Brief ▸
Transcribe the entries below exactly.

Information provided ▸

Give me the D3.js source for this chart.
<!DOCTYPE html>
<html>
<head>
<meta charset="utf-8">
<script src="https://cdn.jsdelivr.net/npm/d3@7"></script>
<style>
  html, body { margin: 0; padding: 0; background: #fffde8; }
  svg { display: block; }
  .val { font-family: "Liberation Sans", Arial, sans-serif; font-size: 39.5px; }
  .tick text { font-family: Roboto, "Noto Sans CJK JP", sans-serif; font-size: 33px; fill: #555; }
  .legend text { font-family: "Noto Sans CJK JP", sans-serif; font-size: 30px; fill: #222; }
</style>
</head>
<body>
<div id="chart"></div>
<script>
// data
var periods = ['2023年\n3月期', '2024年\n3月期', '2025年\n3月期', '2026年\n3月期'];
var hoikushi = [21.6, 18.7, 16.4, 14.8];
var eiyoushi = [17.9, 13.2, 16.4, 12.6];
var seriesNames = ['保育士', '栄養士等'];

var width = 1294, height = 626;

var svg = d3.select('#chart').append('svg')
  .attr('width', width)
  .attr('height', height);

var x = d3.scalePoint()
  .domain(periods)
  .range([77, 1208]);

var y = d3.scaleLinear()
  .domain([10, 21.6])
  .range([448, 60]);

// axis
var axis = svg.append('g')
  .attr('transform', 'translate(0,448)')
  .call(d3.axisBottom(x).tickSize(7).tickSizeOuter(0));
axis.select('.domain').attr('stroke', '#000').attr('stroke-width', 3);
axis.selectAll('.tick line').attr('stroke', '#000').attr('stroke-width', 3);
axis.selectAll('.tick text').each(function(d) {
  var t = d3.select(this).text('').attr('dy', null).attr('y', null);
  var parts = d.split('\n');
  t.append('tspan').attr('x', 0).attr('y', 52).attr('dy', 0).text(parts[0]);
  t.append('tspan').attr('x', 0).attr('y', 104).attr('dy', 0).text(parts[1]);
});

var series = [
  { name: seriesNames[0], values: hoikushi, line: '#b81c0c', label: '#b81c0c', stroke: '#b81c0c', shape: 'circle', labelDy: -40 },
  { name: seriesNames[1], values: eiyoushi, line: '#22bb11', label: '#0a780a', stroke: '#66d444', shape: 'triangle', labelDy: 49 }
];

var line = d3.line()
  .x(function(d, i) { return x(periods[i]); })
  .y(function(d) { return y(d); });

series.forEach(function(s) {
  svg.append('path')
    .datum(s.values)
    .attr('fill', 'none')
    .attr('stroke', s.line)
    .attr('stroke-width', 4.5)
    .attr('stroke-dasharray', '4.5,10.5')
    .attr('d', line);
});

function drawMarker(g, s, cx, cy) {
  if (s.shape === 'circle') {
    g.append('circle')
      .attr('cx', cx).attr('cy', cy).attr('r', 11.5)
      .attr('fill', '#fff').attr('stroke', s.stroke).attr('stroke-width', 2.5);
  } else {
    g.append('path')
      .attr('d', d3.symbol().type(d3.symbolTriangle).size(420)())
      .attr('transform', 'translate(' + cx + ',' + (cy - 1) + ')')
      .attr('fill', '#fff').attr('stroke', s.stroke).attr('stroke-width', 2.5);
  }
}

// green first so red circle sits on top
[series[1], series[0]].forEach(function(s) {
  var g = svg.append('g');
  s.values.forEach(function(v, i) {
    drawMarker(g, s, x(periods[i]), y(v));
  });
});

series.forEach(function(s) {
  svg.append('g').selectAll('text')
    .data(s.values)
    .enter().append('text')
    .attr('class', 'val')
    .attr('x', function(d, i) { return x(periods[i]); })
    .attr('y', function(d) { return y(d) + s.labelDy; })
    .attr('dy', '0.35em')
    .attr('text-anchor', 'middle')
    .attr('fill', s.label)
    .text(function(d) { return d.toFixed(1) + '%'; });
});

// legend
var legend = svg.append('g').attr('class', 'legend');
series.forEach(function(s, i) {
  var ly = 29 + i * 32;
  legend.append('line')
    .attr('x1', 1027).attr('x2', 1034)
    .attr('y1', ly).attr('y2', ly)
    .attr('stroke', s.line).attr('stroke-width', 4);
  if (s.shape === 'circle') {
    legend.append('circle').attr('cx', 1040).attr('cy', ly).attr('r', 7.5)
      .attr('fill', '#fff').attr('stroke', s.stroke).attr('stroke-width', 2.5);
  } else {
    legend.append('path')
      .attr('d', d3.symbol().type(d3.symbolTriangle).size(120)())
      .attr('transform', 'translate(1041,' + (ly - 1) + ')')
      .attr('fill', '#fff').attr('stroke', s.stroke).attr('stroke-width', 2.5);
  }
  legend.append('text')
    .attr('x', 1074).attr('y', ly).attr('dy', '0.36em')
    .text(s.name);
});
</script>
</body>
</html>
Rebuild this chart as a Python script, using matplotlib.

Answer to this task ▸
Give me the D3.js source for this chart.
<!DOCTYPE html>
<html>
<head>
<meta charset="utf-8">
<script src="https://cdn.jsdelivr.net/npm/d3@7"></script>
<style>
  html, body { margin: 0; padding: 0; background: #fffde8; }
  svg { display: block; }
  .val { font-family: "Liberation Sans", Arial, sans-serif; font-size: 39.5px; }
  .tick text { font-family: Roboto, "Noto Sans CJK JP", sans-serif; font-size: 33px; fill: #555; }
  .legend text { font-family: "Noto Sans CJK JP", sans-serif; font-size: 30px; fill: #222; }
</style>
</head>
<body>
<div id="chart"></div>
<script>
// data
var periods = ['2023年\n3月期', '2024年\n3月期', '2025年\n3月期', '2026年\n3月期'];
var hoikushi = [21.6, 18.7, 16.4, 14.8];
var eiyoushi = [17.9, 13.2, 16.4, 12.6];
var seriesNames = ['保育士', '栄養士等'];

var width = 1294, height = 626;

var svg = d3.select('#chart').append('svg')
  .attr('width', width)
  .attr('height', height);

var x = d3.scalePoint()
  .domain(periods)
  .range([77, 1208]);

var y = d3.scaleLinear()
  .domain([10, 21.6])
  .range([448, 60]);

// axis
var axis = svg.append('g')
  .attr('transform', 'translate(0,448)')
  .call(d3.axisBottom(x).tickSize(7).tickSizeOuter(0));
axis.select('.domain').attr('stroke', '#000').attr('stroke-width', 3);
axis.selectAll('.tick line').attr('stroke', '#000').attr('stroke-width', 3);
axis.selectAll('.tick text').each(function(d) {
  var t = d3.select(this).text('').attr('dy', null).attr('y', null);
  var parts = d.split('\n');
  t.append('tspan').attr('x', 0).attr('y', 52).attr('dy', 0).text(parts[0]);
  t.append('tspan').attr('x', 0).attr('y', 104).attr('dy', 0).text(parts[1]);
});

var series = [
  { name: seriesNames[0], values: hoikushi, line: '#b81c0c', label: '#b81c0c', stroke: '#b81c0c', shape: 'circle', labelDy: -40 },
  { name: seriesNames[1], values: eiyoushi, line: '#22bb11', label: '#0a780a', stroke: '#66d444', shape: 'triangle', labelDy: 49 }
];

var line = d3.line()
  .x(function(d, i) { return x(periods[i]); })
  .y(function(d) { return y(d); });

series.forEach(function(s) {
  svg.append('path')
    .datum(s.values)
    .attr('fill', 'none')
    .attr('stroke', s.line)
    .attr('stroke-width', 4.5)
    .attr('stroke-dasharray', '4.5,10.5')
    .attr('d', line);
});

function drawMarker(g, s, cx, cy) {
  if (s.shape === 'circle') {
    g.append('circle')
      .attr('cx', cx).attr('cy', cy).attr('r', 11.5)
      .attr('fill', '#fff').attr('stroke', s.stroke).attr('stroke-width', 2.5);
  } else {
    g.append('path')
      .attr('d', d3.symbol().type(d3.symbolTriangle).size(420)())
      .attr('transform', 'translate(' + cx + ',' + (cy - 1) + ')')
      .attr('fill', '#fff').attr('stroke', s.stroke).attr('stroke-width', 2.5);
  }
}

// green first so red circle sits on top
[series[1], series[0]].forEach(function(s) {
  var g = svg.append('g');
  s.values.forEach(function(v, i) {
    drawMarker(g, s, x(periods[i]), y(v));
  });
});

series.forEach(function(s) {
  svg.append('g').selectAll('text')
    .data(s.values)
    .enter().append('text')
    .attr('class', 'val')
    .attr('x', function(d, i) { return x(periods[i]); })
    .attr('y', function(d) { return y(d) + s.labelDy; })
    .attr('dy', '0.35em')
    .attr('text-anchor', 'middle')
    .attr('fill', s.label)
    .text(function(d) { return d.toFixed(1) + '%'; });
});

// legend
var legend = svg.append('g').attr('class', 'legend');
series.forEach(function(s, i) {
  var ly = 29 + i * 32;
  legend.append('line')
    .attr('x1', 1027).attr('x2', 1034)
    .attr('y1', ly).attr('y2', ly)
    .attr('stroke', s.line).attr('stroke-width', 4);
  if (s.shape === 'circle') {
    legend.append('circle').attr('cx', 1040).attr('cy', ly).attr('r', 7.5)
      .attr('fill', '#fff').attr('stroke', s.stroke).attr('stroke-width', 2.5);
  } else {
    legend.append('path')
      .attr('d', d3.symbol().type(d3.symbolTriangle).size(120)())
      .attr('transform', 'translate(1041,' + (ly - 1) + ')')
      .attr('fill', '#fff').attr('stroke', s.stroke).attr('stroke-width', 2.5);
  }
  legend.append('text')
    .attr('x', 1074).attr('y', ly).attr('dy', '0.36em')
    .text(s.name);
});
</script>
</body>
</html>
Rebuild this chart as a Python script, using matplotlib.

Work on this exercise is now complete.